We represent treatment and outcome as binary variables:

  • Let \(A = 1\) if the individual receives a heart transplant, \(A = 0\) if not
  • Let \(Y = 1\) if the individual dies within 5 years, \(Y = 0\) if survives

To define a causal effect, we need to compare two counterfactual outcomes (also called potential outcomes) for each individual:

  • \(Y^{a=1}\): The outcome if the individual receives treatment (\(a = 1\))
  • \(Y^{a=0}\): The outcome if the individual does not receive treatment (\(a = 0\))

An individual causal effect exists when \(Y^{a=1} \neq Y^{a=0}\) for an individual. For example, if Zeus would die if transplanted (\(Y^{a=1} = 1\)) but survive if not transplanted (\(Y^{a=0} = 0\)), then heart transplant has a causal effect on Zeus’s outcome.

These counterfactual outcomes represent what would happen under each treatment condition. The notation \(Y^a\) denotes the counterfactual outcome under treatment level \(a\). This framework was formally developed in the statistical literature and is fundamental to causal inference.

1.1 The Fundamental Problem

The fundamental problem of causal inference is that we can only observe one of the two counterfactual outcomes for each individual. If Zeus receives a heart transplant, we observe \(Y^{a=1}\) but not \(Y^{a=0}\). The unobserved counterfactual outcome remains unknown.

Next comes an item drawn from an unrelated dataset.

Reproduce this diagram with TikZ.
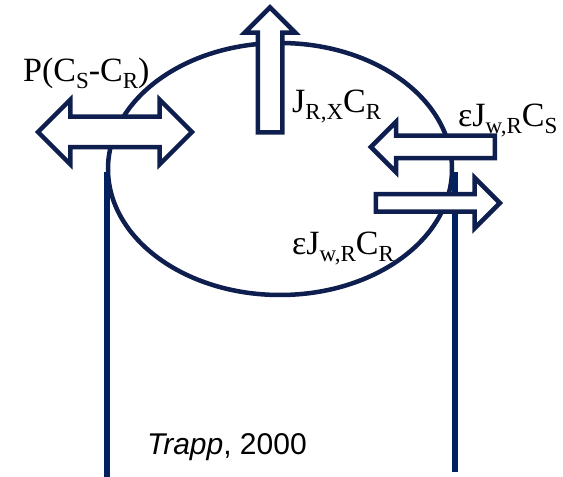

Formally, for each individual, the observed outcome \(Y\) equals the counterfactual outcome \(Y^a\) corresponding to the treatment actually received: \(Y = Y^A\). This equality is called consistency.

Because of this missing data problem, individual causal effects cannot generally be identified (i.e., computed from observed data). We can never simultaneously observe both \(Y^{a=1}\) and \(Y^{a=0}\) for the same individual. This is why causal inference is fundamentally a missing data problem.

However, we can define and sometimes estimate average causal effects in populations, which is the focus of the next section.

2 1.2 Average Causal Effects (pp. 4-7)


Since individual causal effects cannot be identified, we focus on average causal effects in a population. Table 1.1 shows the counterfactual outcomes for all 20 members of Zeus’s family.

Table 1.1: Counterfactual 5-year mortality outcomes for Zeus’s family

Name \(Y^{a=0}\) \(Y^{a=1}\)
Rheia 0 1
Kronos 1 0
Demeter 0 0
Hades 0 0
Hestia 0 0
Poseidon 1 0
Hera 0 0
Zeus 0 1
Artemis 1 1
Apollo 1 0
Leto 0 1
Ares 1 1
Athena 1 1
Hephaestus 0 1
Aphrodite 0 1
Polyphemus 0 1
Persephone 1 1
Hermes 1 0
Hebe 1 0
Dionysus 1 0

From Table 1.1, we can compute:

  • Risk if all treated: \(Pr[Y^{a=1} = 1] = 10/20 = 0.5\)
  • Risk if all untreated: \(Pr[Y^{a=0} = 1] = 10/20 = 0.5\)

2.1 Definition of Average Causal Effect

An average causal effect of treatment \(A\) on outcome \(Y\) is present if:

\[Pr[Y^{a=1} = 1] \neq Pr[Y^{a=0} = 1]\]

or equivalently (using expected values):

\[E[Y^{a=1}] \neq E[Y^{a=0}]\]

In our population, treatment does not have an average causal effect because both risks equal 0.5. The null hypothesis of no average causal effect holds. However, this does not mean there are no individual effects.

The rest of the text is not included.